#### [Exercise instructions]
Return the lines that follow, exactly as they appear, from the first through the one containing "(Y) at (772,675);"; no pictures are to be included.

#### [Extracted material]
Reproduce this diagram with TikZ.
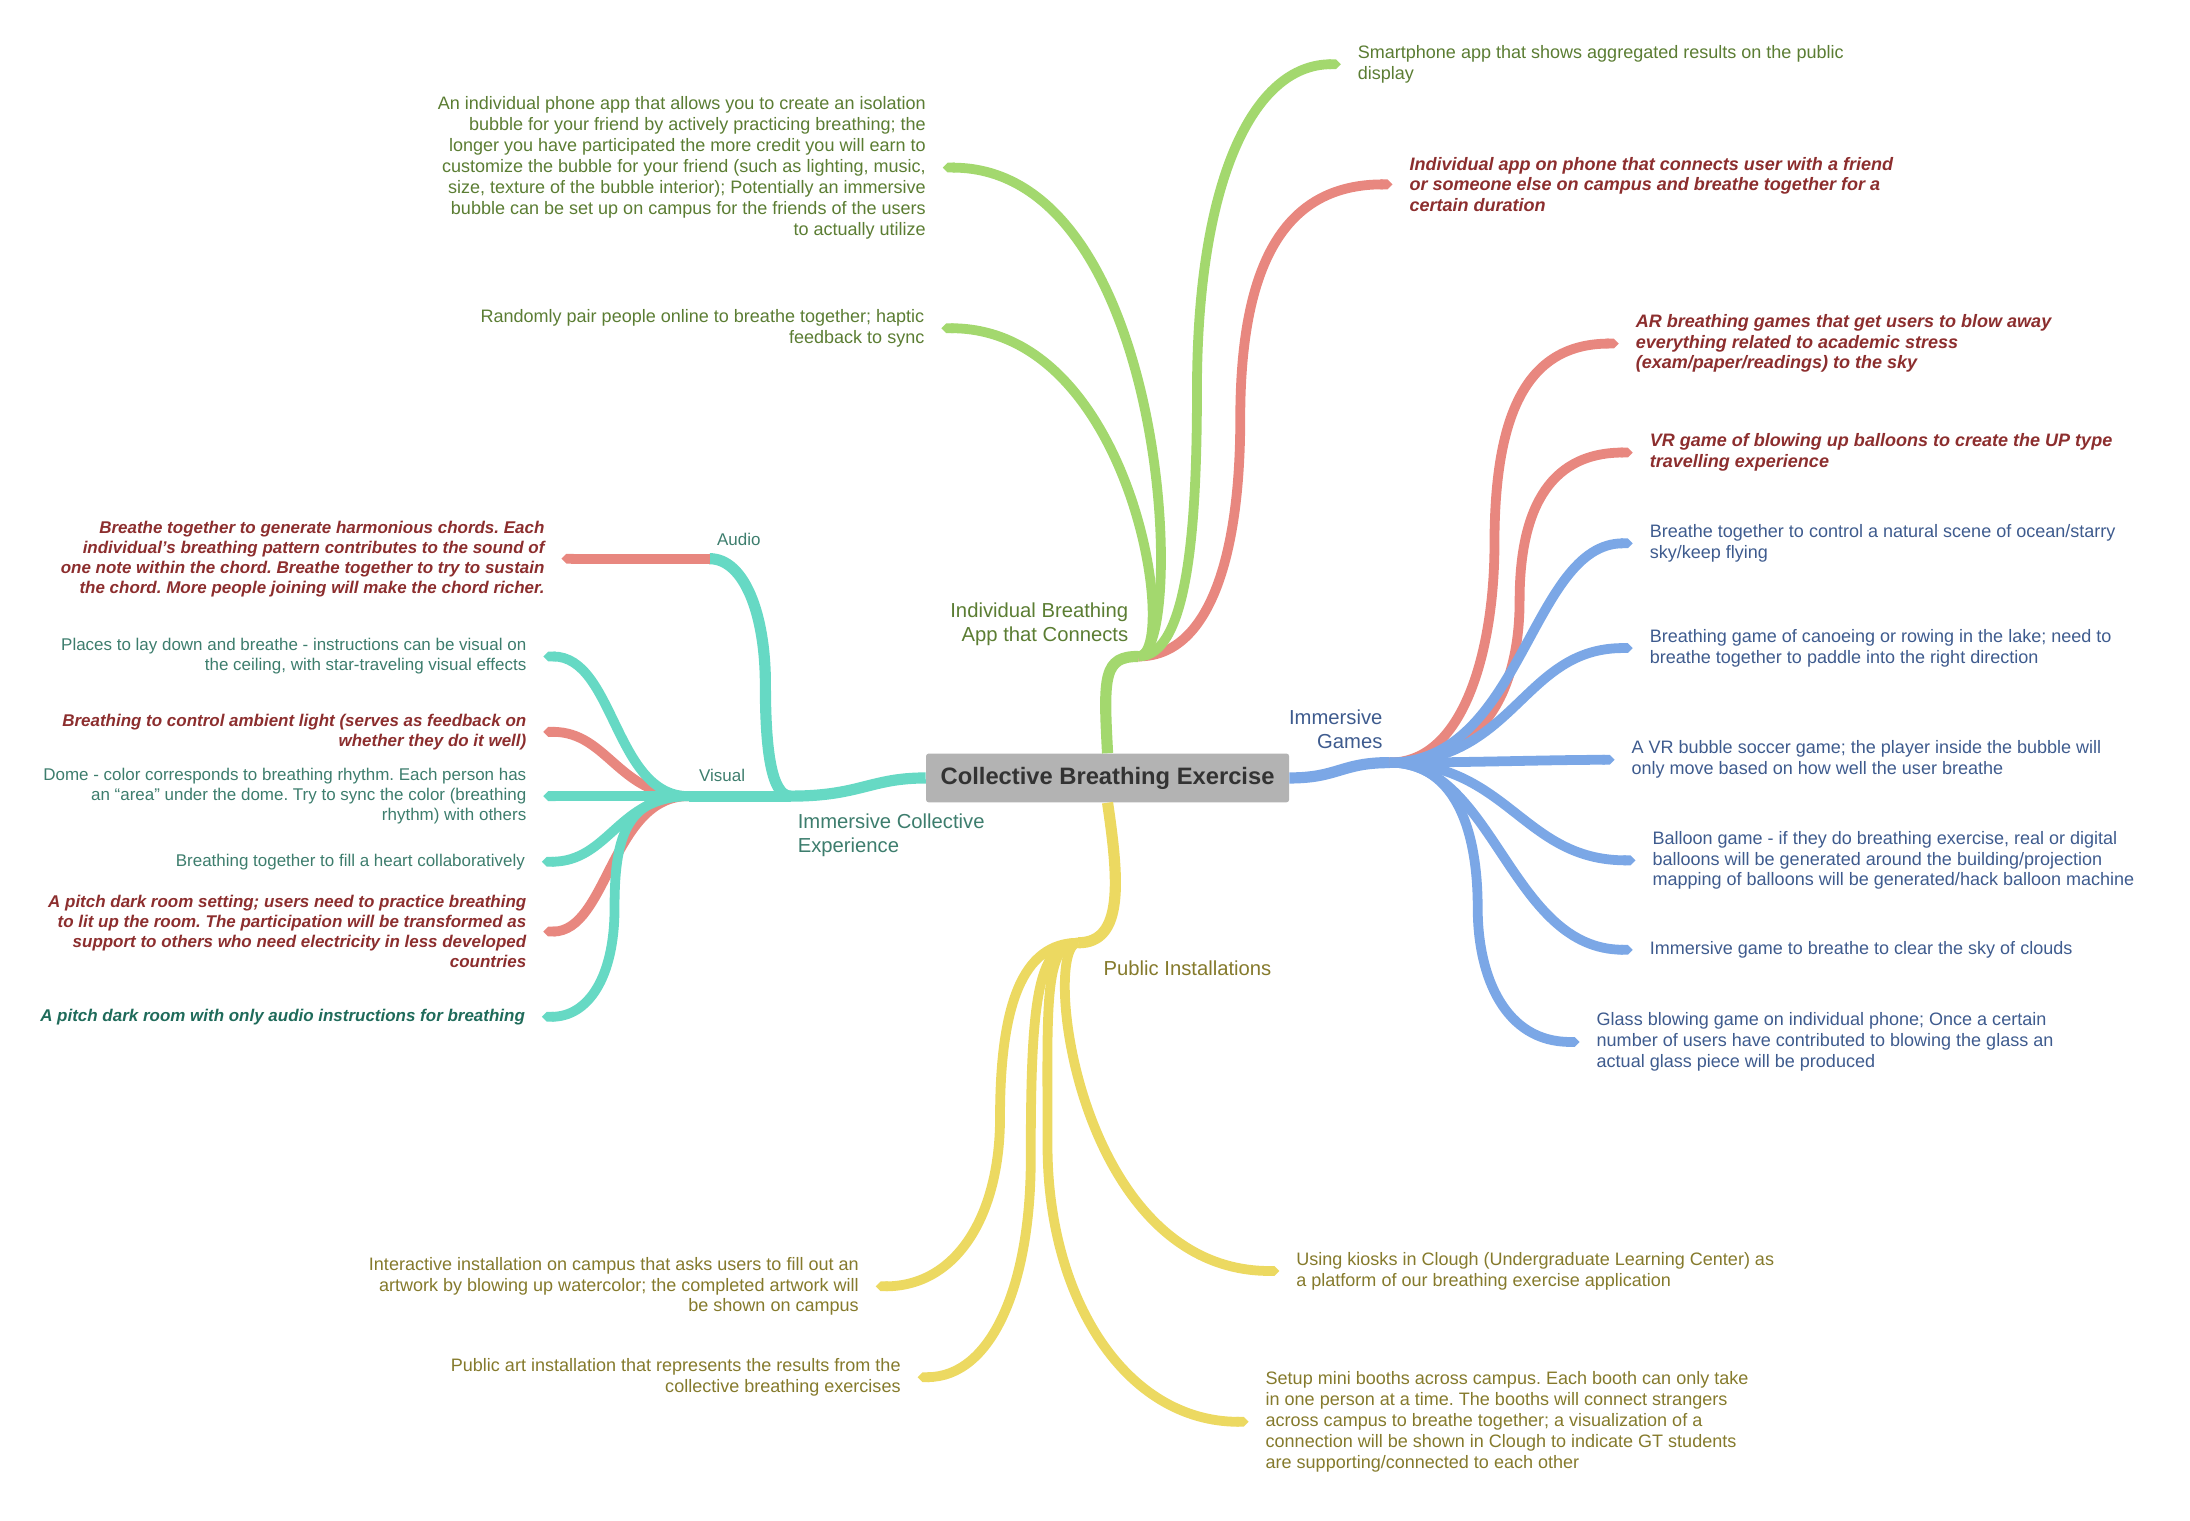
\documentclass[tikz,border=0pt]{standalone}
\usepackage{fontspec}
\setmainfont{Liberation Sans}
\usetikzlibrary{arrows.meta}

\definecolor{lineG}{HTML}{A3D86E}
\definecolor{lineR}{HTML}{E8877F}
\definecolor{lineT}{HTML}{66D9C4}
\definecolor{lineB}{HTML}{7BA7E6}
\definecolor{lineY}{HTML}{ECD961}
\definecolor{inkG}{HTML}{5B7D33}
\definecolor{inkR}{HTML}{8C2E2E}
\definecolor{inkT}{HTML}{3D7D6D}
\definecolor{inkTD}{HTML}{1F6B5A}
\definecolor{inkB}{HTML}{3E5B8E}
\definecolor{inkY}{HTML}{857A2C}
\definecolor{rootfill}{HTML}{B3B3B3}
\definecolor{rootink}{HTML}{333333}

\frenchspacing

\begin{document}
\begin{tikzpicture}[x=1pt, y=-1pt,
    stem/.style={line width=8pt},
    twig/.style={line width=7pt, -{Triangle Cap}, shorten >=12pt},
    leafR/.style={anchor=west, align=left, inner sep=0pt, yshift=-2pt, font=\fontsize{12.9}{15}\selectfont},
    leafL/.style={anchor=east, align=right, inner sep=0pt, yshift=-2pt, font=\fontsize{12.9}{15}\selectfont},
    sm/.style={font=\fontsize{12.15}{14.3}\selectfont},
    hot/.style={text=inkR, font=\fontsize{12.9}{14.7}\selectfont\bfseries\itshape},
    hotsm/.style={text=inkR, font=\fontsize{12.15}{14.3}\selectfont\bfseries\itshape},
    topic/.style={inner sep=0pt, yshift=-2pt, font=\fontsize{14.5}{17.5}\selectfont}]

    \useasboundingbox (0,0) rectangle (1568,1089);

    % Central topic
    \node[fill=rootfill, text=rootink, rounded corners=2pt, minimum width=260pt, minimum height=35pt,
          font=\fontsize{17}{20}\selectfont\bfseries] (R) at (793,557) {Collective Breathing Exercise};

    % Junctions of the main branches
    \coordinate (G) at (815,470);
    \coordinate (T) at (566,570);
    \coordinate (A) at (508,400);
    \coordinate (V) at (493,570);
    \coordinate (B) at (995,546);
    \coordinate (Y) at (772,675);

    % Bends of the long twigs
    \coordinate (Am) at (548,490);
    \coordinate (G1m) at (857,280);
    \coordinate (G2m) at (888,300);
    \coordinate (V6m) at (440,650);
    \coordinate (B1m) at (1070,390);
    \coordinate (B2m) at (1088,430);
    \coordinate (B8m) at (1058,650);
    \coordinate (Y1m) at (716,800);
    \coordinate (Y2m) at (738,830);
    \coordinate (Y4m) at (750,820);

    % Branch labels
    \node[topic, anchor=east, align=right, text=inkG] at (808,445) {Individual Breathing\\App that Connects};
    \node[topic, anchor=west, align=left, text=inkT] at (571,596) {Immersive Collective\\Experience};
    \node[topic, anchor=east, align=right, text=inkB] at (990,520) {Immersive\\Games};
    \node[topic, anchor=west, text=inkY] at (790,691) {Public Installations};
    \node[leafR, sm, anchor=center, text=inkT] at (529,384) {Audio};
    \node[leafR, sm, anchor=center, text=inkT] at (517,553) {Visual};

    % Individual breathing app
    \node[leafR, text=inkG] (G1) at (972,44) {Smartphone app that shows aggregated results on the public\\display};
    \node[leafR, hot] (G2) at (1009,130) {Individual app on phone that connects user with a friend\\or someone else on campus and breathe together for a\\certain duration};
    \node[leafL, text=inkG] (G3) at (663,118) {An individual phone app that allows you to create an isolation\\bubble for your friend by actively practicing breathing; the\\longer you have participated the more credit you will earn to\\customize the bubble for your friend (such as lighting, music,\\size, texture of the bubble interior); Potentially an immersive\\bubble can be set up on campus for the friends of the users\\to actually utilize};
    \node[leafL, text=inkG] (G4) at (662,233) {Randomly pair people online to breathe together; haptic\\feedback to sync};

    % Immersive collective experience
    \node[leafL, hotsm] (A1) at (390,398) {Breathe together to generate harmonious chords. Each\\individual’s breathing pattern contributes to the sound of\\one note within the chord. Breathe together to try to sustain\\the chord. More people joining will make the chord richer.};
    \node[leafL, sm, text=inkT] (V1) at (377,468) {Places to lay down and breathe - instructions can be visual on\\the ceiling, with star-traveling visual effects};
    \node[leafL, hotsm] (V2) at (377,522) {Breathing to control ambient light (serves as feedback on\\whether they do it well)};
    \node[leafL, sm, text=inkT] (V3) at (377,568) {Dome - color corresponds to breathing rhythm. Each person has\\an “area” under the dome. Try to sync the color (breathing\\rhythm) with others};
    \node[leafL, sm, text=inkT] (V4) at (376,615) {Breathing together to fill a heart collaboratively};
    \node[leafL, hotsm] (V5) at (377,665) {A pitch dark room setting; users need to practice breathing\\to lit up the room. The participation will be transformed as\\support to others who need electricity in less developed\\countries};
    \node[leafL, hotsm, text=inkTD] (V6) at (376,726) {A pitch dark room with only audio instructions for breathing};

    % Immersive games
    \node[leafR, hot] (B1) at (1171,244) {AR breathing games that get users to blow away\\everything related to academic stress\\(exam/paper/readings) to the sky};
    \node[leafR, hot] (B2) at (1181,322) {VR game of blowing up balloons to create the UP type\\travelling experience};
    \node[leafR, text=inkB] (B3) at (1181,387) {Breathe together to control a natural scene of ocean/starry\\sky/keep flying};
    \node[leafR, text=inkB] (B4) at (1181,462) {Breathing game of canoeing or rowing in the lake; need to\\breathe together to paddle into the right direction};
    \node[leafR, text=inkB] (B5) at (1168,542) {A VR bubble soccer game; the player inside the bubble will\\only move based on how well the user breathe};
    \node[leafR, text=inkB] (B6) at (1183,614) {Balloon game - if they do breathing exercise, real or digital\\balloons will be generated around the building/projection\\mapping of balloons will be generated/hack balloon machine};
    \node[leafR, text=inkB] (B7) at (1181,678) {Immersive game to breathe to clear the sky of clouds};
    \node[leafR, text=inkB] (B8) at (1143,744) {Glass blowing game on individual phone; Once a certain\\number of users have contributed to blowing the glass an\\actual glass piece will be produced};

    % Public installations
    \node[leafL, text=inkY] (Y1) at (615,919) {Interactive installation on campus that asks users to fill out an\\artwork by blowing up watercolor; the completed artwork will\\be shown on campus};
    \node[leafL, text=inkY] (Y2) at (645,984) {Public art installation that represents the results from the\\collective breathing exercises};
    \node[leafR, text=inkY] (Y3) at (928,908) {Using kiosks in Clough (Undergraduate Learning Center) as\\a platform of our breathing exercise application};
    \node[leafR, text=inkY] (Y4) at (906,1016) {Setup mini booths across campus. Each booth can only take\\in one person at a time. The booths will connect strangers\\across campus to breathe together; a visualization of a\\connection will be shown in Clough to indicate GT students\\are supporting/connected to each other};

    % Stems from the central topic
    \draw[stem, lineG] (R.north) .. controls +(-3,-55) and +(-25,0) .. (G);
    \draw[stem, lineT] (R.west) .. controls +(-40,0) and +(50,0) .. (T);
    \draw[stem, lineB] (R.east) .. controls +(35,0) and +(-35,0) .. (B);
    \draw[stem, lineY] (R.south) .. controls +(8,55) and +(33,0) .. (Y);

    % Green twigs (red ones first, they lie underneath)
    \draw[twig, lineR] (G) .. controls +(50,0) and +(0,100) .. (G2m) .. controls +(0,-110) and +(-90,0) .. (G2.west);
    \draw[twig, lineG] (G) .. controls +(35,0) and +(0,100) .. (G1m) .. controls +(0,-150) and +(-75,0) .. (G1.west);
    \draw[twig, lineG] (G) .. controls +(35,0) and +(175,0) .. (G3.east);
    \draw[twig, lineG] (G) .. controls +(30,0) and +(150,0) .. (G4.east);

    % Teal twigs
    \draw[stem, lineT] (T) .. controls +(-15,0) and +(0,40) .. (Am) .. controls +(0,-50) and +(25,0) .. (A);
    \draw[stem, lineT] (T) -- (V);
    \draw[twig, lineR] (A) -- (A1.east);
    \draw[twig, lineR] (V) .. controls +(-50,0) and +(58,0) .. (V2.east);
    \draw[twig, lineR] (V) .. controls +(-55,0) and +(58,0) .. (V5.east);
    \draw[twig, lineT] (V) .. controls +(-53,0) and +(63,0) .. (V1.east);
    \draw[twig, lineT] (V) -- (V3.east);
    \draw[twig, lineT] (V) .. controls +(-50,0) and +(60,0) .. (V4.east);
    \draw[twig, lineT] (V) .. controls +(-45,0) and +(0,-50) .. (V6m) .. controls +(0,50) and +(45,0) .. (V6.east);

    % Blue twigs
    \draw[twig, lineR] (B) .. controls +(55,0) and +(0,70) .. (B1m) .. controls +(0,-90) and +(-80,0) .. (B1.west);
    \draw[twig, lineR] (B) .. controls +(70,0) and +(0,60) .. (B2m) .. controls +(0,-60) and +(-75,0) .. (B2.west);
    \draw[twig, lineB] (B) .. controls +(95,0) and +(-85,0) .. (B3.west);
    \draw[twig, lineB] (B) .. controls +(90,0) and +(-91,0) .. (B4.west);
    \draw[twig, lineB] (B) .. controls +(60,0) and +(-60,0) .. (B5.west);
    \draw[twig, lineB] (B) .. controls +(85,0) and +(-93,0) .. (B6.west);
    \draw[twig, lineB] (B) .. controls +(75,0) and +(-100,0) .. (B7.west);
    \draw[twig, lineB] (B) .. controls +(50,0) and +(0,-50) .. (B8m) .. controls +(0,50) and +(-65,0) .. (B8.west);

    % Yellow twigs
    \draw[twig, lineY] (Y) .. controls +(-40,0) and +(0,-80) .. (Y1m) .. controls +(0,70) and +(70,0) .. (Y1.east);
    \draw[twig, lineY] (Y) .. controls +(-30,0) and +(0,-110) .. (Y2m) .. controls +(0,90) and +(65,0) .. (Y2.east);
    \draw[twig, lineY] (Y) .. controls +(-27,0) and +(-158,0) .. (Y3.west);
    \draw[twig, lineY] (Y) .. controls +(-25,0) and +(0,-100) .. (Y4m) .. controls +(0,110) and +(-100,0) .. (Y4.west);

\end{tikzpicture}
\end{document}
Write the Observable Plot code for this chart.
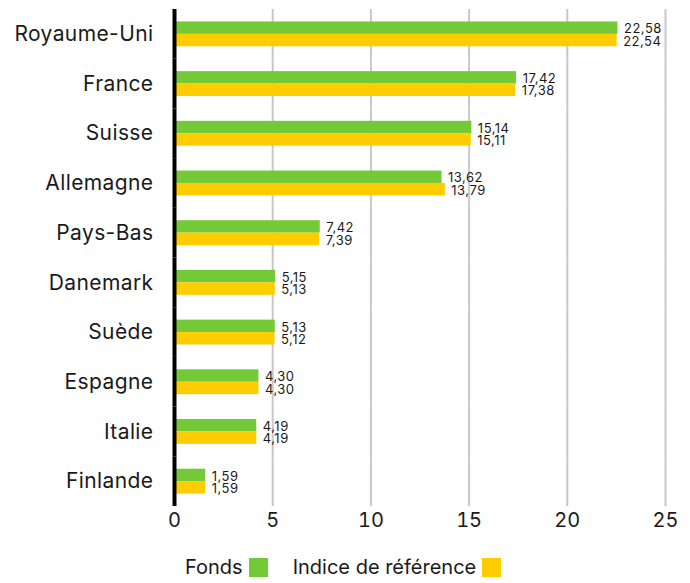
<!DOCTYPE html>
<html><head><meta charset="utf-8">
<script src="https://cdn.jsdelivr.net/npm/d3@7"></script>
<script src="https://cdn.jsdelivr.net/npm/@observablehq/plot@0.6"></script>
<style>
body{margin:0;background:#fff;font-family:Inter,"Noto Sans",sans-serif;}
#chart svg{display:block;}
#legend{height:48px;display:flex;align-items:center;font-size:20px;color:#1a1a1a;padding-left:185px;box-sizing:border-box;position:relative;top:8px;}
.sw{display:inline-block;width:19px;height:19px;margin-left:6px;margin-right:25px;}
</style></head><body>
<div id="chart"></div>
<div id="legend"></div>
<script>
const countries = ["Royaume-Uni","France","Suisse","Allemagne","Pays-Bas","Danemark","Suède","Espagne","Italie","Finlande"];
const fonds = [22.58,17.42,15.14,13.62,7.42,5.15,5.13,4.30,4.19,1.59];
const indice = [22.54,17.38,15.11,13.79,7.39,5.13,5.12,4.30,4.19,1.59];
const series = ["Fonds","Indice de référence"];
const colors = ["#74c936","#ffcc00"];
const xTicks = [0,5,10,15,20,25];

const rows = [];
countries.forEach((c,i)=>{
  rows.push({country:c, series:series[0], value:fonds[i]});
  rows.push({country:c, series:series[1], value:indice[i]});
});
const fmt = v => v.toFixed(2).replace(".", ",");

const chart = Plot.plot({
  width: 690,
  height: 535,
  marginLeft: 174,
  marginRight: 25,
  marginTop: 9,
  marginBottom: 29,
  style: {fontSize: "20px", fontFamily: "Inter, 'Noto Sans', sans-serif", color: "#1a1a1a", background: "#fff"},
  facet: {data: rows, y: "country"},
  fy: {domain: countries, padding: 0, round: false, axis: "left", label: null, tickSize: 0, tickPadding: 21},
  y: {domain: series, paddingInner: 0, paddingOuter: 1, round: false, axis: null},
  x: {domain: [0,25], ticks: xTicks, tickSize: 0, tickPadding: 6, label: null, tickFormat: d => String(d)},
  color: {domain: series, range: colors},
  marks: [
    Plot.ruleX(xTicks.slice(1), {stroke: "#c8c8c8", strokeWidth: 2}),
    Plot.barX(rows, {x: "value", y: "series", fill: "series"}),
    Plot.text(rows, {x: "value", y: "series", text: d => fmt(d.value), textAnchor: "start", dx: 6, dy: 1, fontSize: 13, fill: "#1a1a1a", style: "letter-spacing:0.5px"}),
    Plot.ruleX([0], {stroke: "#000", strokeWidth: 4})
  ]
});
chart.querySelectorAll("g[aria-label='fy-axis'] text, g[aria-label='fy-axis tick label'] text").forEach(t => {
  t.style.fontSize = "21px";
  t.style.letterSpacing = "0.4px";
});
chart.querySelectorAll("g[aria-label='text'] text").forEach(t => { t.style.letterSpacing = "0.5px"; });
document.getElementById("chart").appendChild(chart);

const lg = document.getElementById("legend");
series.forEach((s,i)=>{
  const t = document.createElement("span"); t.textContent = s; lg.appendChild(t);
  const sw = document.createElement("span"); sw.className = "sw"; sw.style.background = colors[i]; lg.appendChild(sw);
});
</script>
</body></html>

#### [Reply]
Reproduce this diagram with TikZ.
\documentclass[tikz,border=0pt]{standalone}
\usepackage{fontspec}
\setmainfont{Liberation Sans}
\usetikzlibrary{arrows.meta}

\definecolor{lineG}{HTML}{A3D86E}
\definecolor{lineR}{HTML}{E8877F}
\definecolor{lineT}{HTML}{66D9C4}
\definecolor{lineB}{HTML}{7BA7E6}
\definecolor{lineY}{HTML}{ECD961}
\definecolor{inkG}{HTML}{5B7D33}
\definecolor{inkR}{HTML}{8C2E2E}
\definecolor{inkT}{HTML}{3D7D6D}
\definecolor{inkTD}{HTML}{1F6B5A}
\definecolor{inkB}{HTML}{3E5B8E}
\definecolor{inkY}{HTML}{857A2C}
\definecolor{rootfill}{HTML}{B3B3B3}
\definecolor{rootink}{HTML}{333333}

\frenchspacing

\begin{document}
\begin{tikzpicture}[x=1pt, y=-1pt,
    stem/.style={line width=8pt},
    twig/.style={line width=7pt, -{Triangle Cap}, shorten >=12pt},
    leafR/.style={anchor=west, align=left, inner sep=0pt, yshift=-2pt, font=\fontsize{12.9}{15}\selectfont},
    leafL/.style={anchor=east, align=right, inner sep=0pt, yshift=-2pt, font=\fontsize{12.9}{15}\selectfont},
    sm/.style={font=\fontsize{12.15}{14.3}\selectfont},
    hot/.style={text=inkR, font=\fontsize{12.9}{14.7}\selectfont\bfseries\itshape},
    hotsm/.style={text=inkR, font=\fontsize{12.15}{14.3}\selectfont\bfseries\itshape},
    topic/.style={inner sep=0pt, yshift=-2pt, font=\fontsize{14.5}{17.5}\selectfont}]

    \useasboundingbox (0,0) rectangle (1568,1089);

    % Central topic
    \node[fill=rootfill, text=rootink, rounded corners=2pt, minimum width=260pt, minimum height=35pt,
          font=\fontsize{17}{20}\selectfont\bfseries] (R) at (793,557) {Collective Breathing Exercise};

    % Junctions of the main branches
    \coordinate (G) at (815,470);
    \coordinate (T) at (566,570);
    \coordinate (A) at (508,400);
    \coordinate (V) at (493,570);
    \coordinate (B) at (995,546);
    \coordinate (Y) at (772,675);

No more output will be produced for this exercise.